Improved data tracking, trend measurability and ultimately the ability to obtain deep insight about customers, were among the priceless gifts of the mobile era to businesses. This was quickly realized and capitalized on. A handful of companies managed to jump ahead, with the advantage of using data, against others who were too slow in adopting the approach.
Today however, the data-driven approach is so widely spread, that simply ‘using data’ is no longer a true advantage on its own.
The importance has shifted onto the why’s & how’s — with only the most effective data approaches looking to shine through, in the long term.
What type of data should you use?
The three types of data described below are deliberately not listed in order of importance, because each of those should play a key role in your decision-making and strategy design. Failing to use either of these leads to missing out on vital synergies regarding data interpretation and its subsequent use:
User data provide essential metrics to create an illustrative snapshot of your performance. It will also reveal any implications of internal changes. Though behavioural user data will tell you what happened to your app yesterday, it will not necessarily tell you why, nor what it means in the context of your business and the wider competitive landscape.
In other words, user data is essential to track metrics that influence your KPIs — but to design KPIs effectively in the first place, market data and consumer data is crucial to contextualize your user data.
Market Data and the importance of benchmarking — market research should start long before product development and continue thereafter. It allows you to set and manage expectations of your future business performance. After launch, market research becomes essential to benchmark your performance against the rest of the industry.
Consumer Data (behavioural and attitudinal): is the third major pillar to an effective piece of the insight puzzle. Its importance stems from being the only data source that can tell you who your users really are and how they differ from other consumers. Being familiar with mobile behaviour and attitudes of your users, outside of your app, is vital to identify opportunities and threats early. Consumer data is key for optimizing marketing campaigns, monetization models, as well as increasing retention and building loyalty.
Using Data Effectively
Use quality data since (before) the start: App developers often assign secondary importance to Market and Consumer Data compared to User Data. In reality though, the former two should be in use long before user data even becomes available. Market and consumer data in tandem should be the main decision drivers of your business plan design and subsequently, early product development. The more accurate your predictions, the more appealing product you’ll be able to build.

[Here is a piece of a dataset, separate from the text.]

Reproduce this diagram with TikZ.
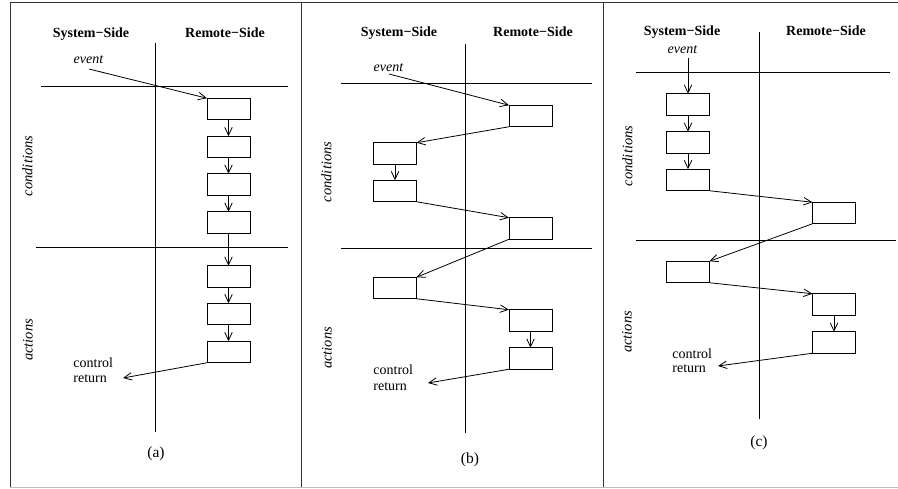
\documentclass[tikz,border=0pt]{standalone}
\usepackage{fontspec}
\setmainfont{Liberation Serif}
\usetikzlibrary{arrows.meta}
\begin{document}
\begin{tikzpicture}[x=1pt,y=-1pt,
  line width=0.8pt,
  box/.style={draw, line width=1pt, minimum width=43pt, minimum height=21.5pt, inner sep=0pt, outer sep=0pt},
  arr/.style={-{Straight Barb[length=8pt,width=7.5pt]}, line width=0.8pt},
  hdr/.style={font=\fontsize{14}{16}\selectfont\bfseries, anchor=base, inner sep=0pt},
  evlbl/.style={font=\fontsize{14}{16}\selectfont\itshape, anchor=base, inner sep=0pt},
  sidelbl/.style={font=\fontsize{14.5}{16}\selectfont\itshape, rotate=90, inner sep=0pt},
  txt/.style={font=\fontsize{14}{16}\selectfont, anchor=base west, inner sep=0pt},
  captxt/.style={font=\fontsize{15.5}{17}\selectfont, inner sep=0pt},
  panelline/.style={line width=1pt, draw=black!80},
  sepline/.style={line width=1pt},
]
\useasboundingbox (0,0) rectangle (898,489);

% frame
\draw[panelline] (898,3) -- (10,3) -- (10,487);
\draw[panelline] (301,3) -- (301,487);
\draw[panelline] (603,3) -- (603,487);
\draw[line width=0.9pt, draw=black!25] (10,487.5) -- (898,487.5);

% ================= (a) =================
\node[hdr] (ash) at (91,38) {System−Side};
\node[hdr] (arh) at (225,38) {Remote−Side};
\draw[sepline] (155.7,43) -- (155.7,432);
\draw[sepline] (41,87) -- (288,87);
\draw[sepline] (36,248) -- (288,248);
\node[evlbl] (aev) at (88.5,64) {event};
\node[sidelbl] (acond) at (27.5,166) {conditions};
\node[sidelbl] (aact) at (28,340) {actions};
\node[txt] (actl) at (73,368) {control};
\node[txt] (aret) at (73,383) {return};
\node[captxt] (acap) at (156,454) {(a)};

\node[box] (a1) at (228.5,109) {};
\node[box] (a2) at (228.5,147) {};
\node[box] (a3) at (228.5,184.5) {};
\node[box] (a4) at (228.5,222.5) {};
\node[box] (a5) at (228.5,276.5) {};
\node[box] (a6) at (228.5,314) {};
\node[box] (a7) at (228.5,352) {};
\coordinate (aevs) at (89,69);
\coordinate (aend) at (123,378);
\draw[arr] (aevs) -- (a1.north west);
\draw[arr] (a1) -- (a2);
\draw[arr] (a2) -- (a3);
\draw[arr] (a3) -- (a4);
\draw[arr] (a4) -- (a5);
\draw[arr] (a5) -- (a6);
\draw[arr] (a6) -- (a7);
\draw[arr] (a7.south west) -- (aend);

% ================= (b) =================
\node[hdr] (bsh) at (399,37) {System−Side};
\node[hdr] (brh) at (533,37) {Remote−Side};
\draw[sepline] (465,44) -- (465,433);
\draw[sepline] (341,84) -- (592,84);
\draw[sepline] (341,249) -- (592,249);
\node[evlbl] (bev) at (388.5,72) {event};
\node[sidelbl] (bcond) at (326.5,172) {conditions};
\node[sidelbl] (bact) at (327,348) {actions};
\node[txt] (bctl) at (373,375) {control};
\node[txt] (bret) at (373,391) {return};
\node[captxt] (bcap) at (470,460) {(b)};

\node[box] (b1) at (530.5,116) {};
\node[box] (b2) at (395,153.5) {};
\node[box] (b3) at (395,191) {};
\node[box] (b4) at (530.5,228.5) {};
\node[box] (b5) at (395,288) {};
\node[box] (b6) at (530.5,320.5) {};
\node[box] (b7) at (530.5,358.5) {};
\coordinate (bevs) at (389,74);
\coordinate (bend) at (428,383);
\draw[arr] (bevs) -- (b1.north west);
\draw[arr] (b1.south west) -- (b2.north east);
\draw[arr] (b2) -- (b3);
\draw[arr] (b3.south east) -- (b4.north west);
\draw[arr] (b4.south west) -- (b5.north east);
\draw[arr] (b5.south east) -- (b6.north west);
\draw[arr] (b6) -- (b7);
\draw[arr] (b7.south west) -- (bend);

% ================= (c) =================
\node[hdr] (csh) at (682,36) {System−Side};
\node[hdr] (crh) at (826,36) {Remote−Side};
\draw[sepline] (759,32) -- (759,419);
\draw[sepline] (636,73) -- (890,73);
\draw[sepline] (636,241) -- (896,241);
\node[evlbl] (cev) at (682.5,54) {event};
\node[sidelbl] (ccond) at (627.5,156) {conditions};
\node[sidelbl] (cact) at (627,332) {actions};
\node[txt] (cctl) at (672,359) {control};
\node[txt] (cret) at (672,373) {return};
\node[captxt] (ccap) at (759,443) {(c)};

\node[box] (c1) at (688,104.5) {};
\node[box] (c2) at (688,142.5) {};
\node[box] (c3) at (688,180) {};
\node[box] (c4) at (834,213) {};
\node[box] (c5) at (688,272) {};
\node[box] (c6) at (834,304.5) {};
\node[box] (c7) at (834,342.5) {};
\coordinate (cevs) at (688,58);
\coordinate (cend) at (718,366);
\draw[arr] (cevs) -- (c1.north);
\draw[arr] (c1) -- (c2);
\draw[arr] (c2) -- (c3);
\draw[arr] (c3.south east) -- (c4.north west);
\draw[arr] (c4.south west) -- (c5.north east);
\draw[arr] (c5.south east) -- (c6.north west);
\draw[arr] (c6) -- (c7);
\draw[arr] (c7.south west) -- (cend);
\end{tikzpicture}
\end{document}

The risks of DYI (*unless you really have the time to be thorough): Given the budget constrains of small and medium size app businesses, developers often result to compiling market research and consumer data themselves from publicly available sources.
While this may save some money in the short-term, it can lead to trouble further down the road. It is due to inaccuracies, which are likely to trickle into the assumptions, unless you have seasoned researchers or analysts on your team and a considerable amount of time. For example, to size the market for mobile video views, you could harvest the latest data reported by the big companies. But unless you note that a view is counted after 30 seconds on Youtube, 3 seconds on Facebook and only a millisecond on Snapchat, you will end up with a significantly inaccurate estimate.
This example is just the tip of the iceberg though. Each study, metric definition or forecast has its own methodology and set of assumptions, which may or may not be sufficiently aligned with your research needs. While it is true that some of the large research and data companies may be out of financial reach in the early stages, affordable quality solutions do exist and are worth exploring in terms of both, Market Data and Consumer Research.
Don’t deviate from internal focus on metrics that are important to you, for the sake of others: The business performance and progress of apps is continuously monitored by a variety of stakeholders, each of whom are interested in a different set of metrics to validate and evolve their opinions about the business. This includes the press, existing investors, future investors (VCs) etc.
An app business needs all these stakeholders on its side, so complying to track and report these metrics as appropriate is understandable. However, it is important to remain conscious of treating this type of data separately from what you are tracking to achieve your strategic goals.
Simply put, it is because the data you communicate externally is aimed to make you look good. However, it’s the problematic metrics you should mostly focus on internally, to improve business performance. There is pressure on developers to keep all these stakeholders on their side. Therefore, they invest resources to track and maintain growth of ‘vanity metrics’. This creates a risk of over-concentrating on them, instead of focusing on data that is actually crucial to their individual business case.